§ Provided material
* * * * *

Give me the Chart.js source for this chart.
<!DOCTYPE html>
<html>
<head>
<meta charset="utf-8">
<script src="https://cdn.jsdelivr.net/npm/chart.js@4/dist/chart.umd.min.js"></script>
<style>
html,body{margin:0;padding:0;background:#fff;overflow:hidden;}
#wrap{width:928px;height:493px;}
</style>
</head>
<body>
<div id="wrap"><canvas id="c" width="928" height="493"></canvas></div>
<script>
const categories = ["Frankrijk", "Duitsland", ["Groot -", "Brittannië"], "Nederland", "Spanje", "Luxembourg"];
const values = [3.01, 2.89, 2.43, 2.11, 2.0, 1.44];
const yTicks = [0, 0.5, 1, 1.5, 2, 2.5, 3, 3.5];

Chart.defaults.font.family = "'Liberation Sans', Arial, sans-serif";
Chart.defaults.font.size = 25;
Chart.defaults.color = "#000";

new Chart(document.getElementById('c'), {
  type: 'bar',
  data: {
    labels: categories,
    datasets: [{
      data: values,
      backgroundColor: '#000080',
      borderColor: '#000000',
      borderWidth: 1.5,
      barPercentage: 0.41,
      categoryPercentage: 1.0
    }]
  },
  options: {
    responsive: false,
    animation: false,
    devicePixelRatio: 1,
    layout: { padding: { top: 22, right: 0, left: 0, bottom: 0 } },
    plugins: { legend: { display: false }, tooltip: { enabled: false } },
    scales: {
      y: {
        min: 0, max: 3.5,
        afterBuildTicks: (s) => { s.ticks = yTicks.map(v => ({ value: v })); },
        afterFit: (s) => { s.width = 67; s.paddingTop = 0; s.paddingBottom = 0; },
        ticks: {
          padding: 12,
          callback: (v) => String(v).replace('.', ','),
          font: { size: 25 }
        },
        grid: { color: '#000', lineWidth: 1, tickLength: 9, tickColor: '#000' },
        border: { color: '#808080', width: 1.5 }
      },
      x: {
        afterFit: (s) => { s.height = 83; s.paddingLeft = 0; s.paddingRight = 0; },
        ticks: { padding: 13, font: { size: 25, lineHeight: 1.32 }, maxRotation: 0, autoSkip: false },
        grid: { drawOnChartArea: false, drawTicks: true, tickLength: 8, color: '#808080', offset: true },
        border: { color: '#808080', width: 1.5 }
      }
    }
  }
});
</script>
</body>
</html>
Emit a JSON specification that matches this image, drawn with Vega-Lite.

* * * * *

Each record above should be output again exactly.

§ Result of the task
Give me the Chart.js source for this chart.
<!DOCTYPE html>
<html>
<head>
<meta charset="utf-8">
<script src="https://cdn.jsdelivr.net/npm/chart.js@4/dist/chart.umd.min.js"></script>
<style>
html,body{margin:0;padding:0;background:#fff;overflow:hidden;}
#wrap{width:928px;height:493px;}
</style>
</head>
<body>
<div id="wrap"><canvas id="c" width="928" height="493"></canvas></div>
<script>
const categories = ["Frankrijk", "Duitsland", ["Groot -", "Brittannië"], "Nederland", "Spanje", "Luxembourg"];
const values = [3.01, 2.89, 2.43, 2.11, 2.0, 1.44];
const yTicks = [0, 0.5, 1, 1.5, 2, 2.5, 3, 3.5];

Chart.defaults.font.family = "'Liberation Sans', Arial, sans-serif";
Chart.defaults.font.size = 25;
Chart.defaults.color = "#000";

new Chart(document.getElementById('c'), {
  type: 'bar',
  data: {
    labels: categories,
    datasets: [{
      data: values,
      backgroundColor: '#000080',
      borderColor: '#000000',
      borderWidth: 1.5,
      barPercentage: 0.41,
      categoryPercentage: 1.0
    }]
  },
  options: {
    responsive: false,
    animation: false,
    devicePixelRatio: 1,
    layout: { padding: { top: 22, right: 0, left: 0, bottom: 0 } },
    plugins: { legend: { display: false }, tooltip: { enabled: false } },
    scales: {
      y: {
        min: 0, max: 3.5,
        afterBuildTicks: (s) => { s.ticks = yTicks.map(v => ({ value: v })); },
        afterFit: (s) => { s.width = 67; s.paddingTop = 0; s.paddingBottom = 0; },
        ticks: {
          padding: 12,
          callback: (v) => String(v).replace('.', ','),
          font: { size: 25 }
        },
        grid: { color: '#000', lineWidth: 1, tickLength: 9, tickColor: '#000' },
        border: { color: '#808080', width: 1.5 }
      },
      x: {
        afterFit: (s) => { s.height = 83; s.paddingLeft = 0; s.paddingRight = 0; },
        ticks: { padding: 13, font: { size: 25, lineHeight: 1.32 }, maxRotation: 0, autoSkip: false },
        grid: { drawOnChartArea: false, drawTicks: true, tickLength: 8, color: '#808080', offset: true },
        border: { color: '#808080', width: 1.5 }
      }
    }
  }
});
</script>
</body>
</html>
Emit a JSON specification that matches this image, drawn with Vega-Lite.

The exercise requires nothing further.